The Mind Set Of A Day Care Provider
An Article Written by Janet K. Irwin

The mind set of a day care provider is influenced by many factors. It includes the following but is not limited to this list.
  • Their family structure while growing up
  • Their educational background
  • Their family structure while they are providing care and any changes that occur while they are providing care
  • The environment in which they provide the care
  • The ages and sex of the children in their day care program
  • The family structure of the families of the children in their day care program
  • The climate in their neighborhood with regard to how the neighbors feel about a program in their midst
  • The attitude of their spouse concerning the day care program
  • The attitude of their children concerning the day care program
  • Their own feeling of self worth
  • The ability of the provider to interact with other day care provides
  • The ability of the provider to have a positive relationship with the licensing agency
  • The ability of the provider to have a positive relationship with a resource and referral agency
  • The opportunity for the provider to be involved in a support group for providers or a local or state association
  • The connections that the provider has within their community i.e.. the school, the library, the nursery schools, other providers, the health dept.
Looking at this list, it is easy to see that occasionally or even on a daily basis a provider is pulled in many different directions. It may be from their own family, the children they care for, the parents of these children, the licensing agency, their food program vendor or any number of other forces. Some of this is well within their control and some of it is beyond their control.

We must understand that there comes a point that we must draw a line. We must learn to put the needs of ourselves and our families and our businesses first. Yes, we have parents and children who depend on us. We must be sure though that we do not allow them to be so dependent on us that we become enablers of behavior that is unacceptable. We must find ways to be sure that the parents actually do the parenting and that the children are just that, "children".

We cannot constantly make allowances and changes in our policies that disrupt our family schedules and time. Our families already make great sacrifices because of the nature of our business. We should not be afraid to do what is necessary in the business in order for our families to function well. When we actually do these things we find a hidden respect for ourselves and from the families we serve. If you are not finding respect from the families you are providing a service for you may need to rethink providing services for them. Mutual respect is a two way street. Without this respect you cannot and will not have a positive relationship with the child or the parent.

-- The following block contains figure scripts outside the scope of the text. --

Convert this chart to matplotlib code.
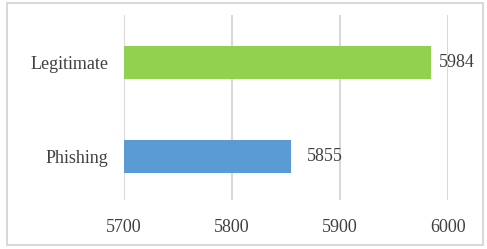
import matplotlib
matplotlib.use("Agg")
import matplotlib.pyplot as plt
from matplotlib.patches import Rectangle

categories = ["Phishing", "Legitimate"]
counts = [5855, 5984]
colors = ["#5B9BD5", "#92D050"]
x_ticks = [5700, 5800, 5900, 6000]
label_offsets = [15, 8]  # px gap between bar end and value label

plt.rcParams['font.family'] = ['Liberation Serif', 'DejaVu Serif']

fig = plt.figure(figsize=(4.87, 2.49), dpi=100)
ax = fig.add_axes([124 / 487, 49 / 249, (448 - 124) / 487, 185 / 249])

# frame around the whole chart
fig.patches.append(Rectangle((7 / 487, 4 / 249), 476 / 487, 242 / 249,
                             transform=fig.transFigure, fill=False,
                             edgecolor="#D9D9D9", linewidth=1.5))

pos = list(range(len(categories)))
ax.barh(pos, [c - x_ticks[0] for c in counts], left=x_ticks[0],
        height=0.35, color=colors, zorder=3)

for p, c, off in zip(pos, counts, label_offsets):
    ax.annotate(str(c), (c, p), xytext=(off * 0.72, 0), textcoords="offset points",
                va="center", ha="left", fontsize=13, color="#404040")

ax.set_xlim(x_ticks[0], x_ticks[-1])
ax.set_ylim(-0.46, 1.505)
ax.set_xticks(x_ticks)
ax.set_yticks(pos)
ax.set_yticklabels(categories)
ax.grid(axis="x", color="#D9D9D9", linewidth=1.5, zorder=0)
for s in ax.spines.values():
    s.set_visible(False)
ax.tick_params(axis="both", length=0, labelsize=13, labelcolor="#404040")
ax.tick_params(axis="x", pad=14)
ax.tick_params(axis="y", pad=11)

fig.savefig("out.png", dpi=100)
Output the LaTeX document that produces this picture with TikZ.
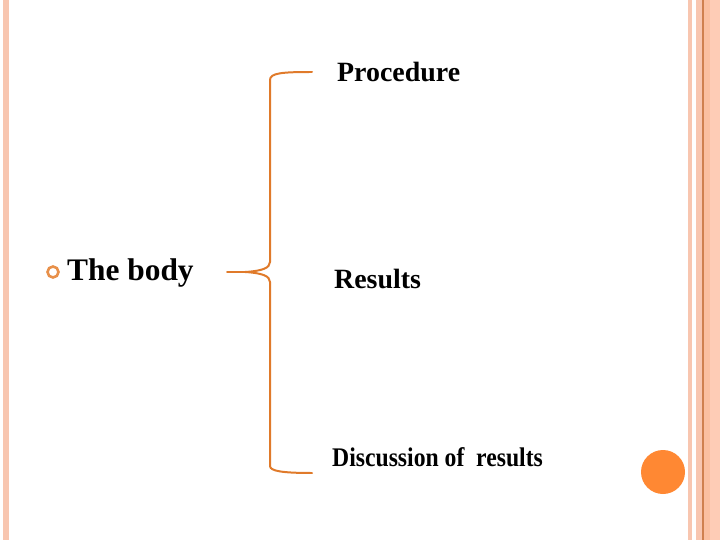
\documentclass[tikz,border=0pt]{standalone}
\usepackage{fontspec}
\setmainfont{Liberation Serif}
\definecolor{stripe}{HTML}{F8C6B0}
\definecolor{stripeB}{HTML}{FBBFA0}
\definecolor{stripeC}{HTML}{FECCB6}
\definecolor{stripeline}{HTML}{D0804E}
\definecolor{bracecol}{HTML}{E07A2A}
\definecolor{bulletcol}{HTML}{E8904A}
\definecolor{dotcol}{HTML}{FF8833}
\tikzset{
  lbl/.style={inner sep=0pt, anchor=base west, font=\bfseries},
  bracestyle/.style={draw=bracecol, line width=2pt, line cap=round, line join=round}
}
\begin{document}
\begin{tikzpicture}[x=1bp,y=-1bp]
\useasboundingbox[fill=white] (0,0) rectangle (720,540);
% border stripes
\fill[stripe] (3,0) rectangle (9,540);
\fill[stripe] (688,0) rectangle (692,540);
\fill[stripe] (696,0) rectangle (702,540);
\fill[stripeline] (702,0) rectangle (703.5,540);
\fill[stripeB] (703.5,0) rectangle (710,540);
\fill[stripeC] (710,0) rectangle (720,540);
% decorative dot
\fill[dotcol] (663,472) circle (22);
% texts
\node[lbl, font=\bfseries\fontsize{31.5}{34}\selectfont] (body) at (67,281) {The body};
\node[draw=bulletcol, line width=2.6pt, circle, minimum size=11bp, inner sep=0pt] (bullet) at (53,272) {};
\node[lbl, font=\bfseries\fontsize{28}{32}\selectfont] (proc) at (337,82) {Procedure};
\node[lbl, font=\bfseries\fontsize{28}{32}\selectfont] (res) at (334,288) {Results};
\node[lbl] (disc) at (332,466) {\scalebox{0.88}[1]{\fontsize{27}{30}\selectfont Discussion of\ \ results}};
% brace
\coordinate (tip) at (245,272);
\coordinate (tail) at (227,272);
\draw[bracestyle] (312,72) .. controls (282,72) and (270,73) .. (270,80)
  -- (270,262) .. controls (270,268) and (262,271) .. (tip)
  .. controls (262,273) and (270,276) .. (270,282)
  -- (270,466) .. controls (270,471) and (282,473) .. (312,473);
\draw[bracestyle] (tail) -- (tip);
\draw[bracestyle, line width=3pt] (242,272) -- (252,272);
\end{tikzpicture}
\end{document}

Please take time to think about the list and how it impacts you and your family and your program. We provide a service that has become necessary for many families. It is not a luxury for many but a definite need to survive in today's world. For others it is an avenue to pursue further wealth. The perceived need on our part should not be something we are concerned with. Our concern should be to provide the best care for each child presented to us. When we get caught up in the perceived need we and our families suffer.

In closing please take some time to look at the list in this article and think how each of these things impacts our ability to go about our daily rounds of providing care and then the after hours needs placed on us by our families. This thing that we do, this all encompassing thing that we do in providing child caring services is not a state secret. It is something that needs to be nurtured and contemplated and shared with each other. We need to be here for each other, but first we need to be here for ourselves and our families.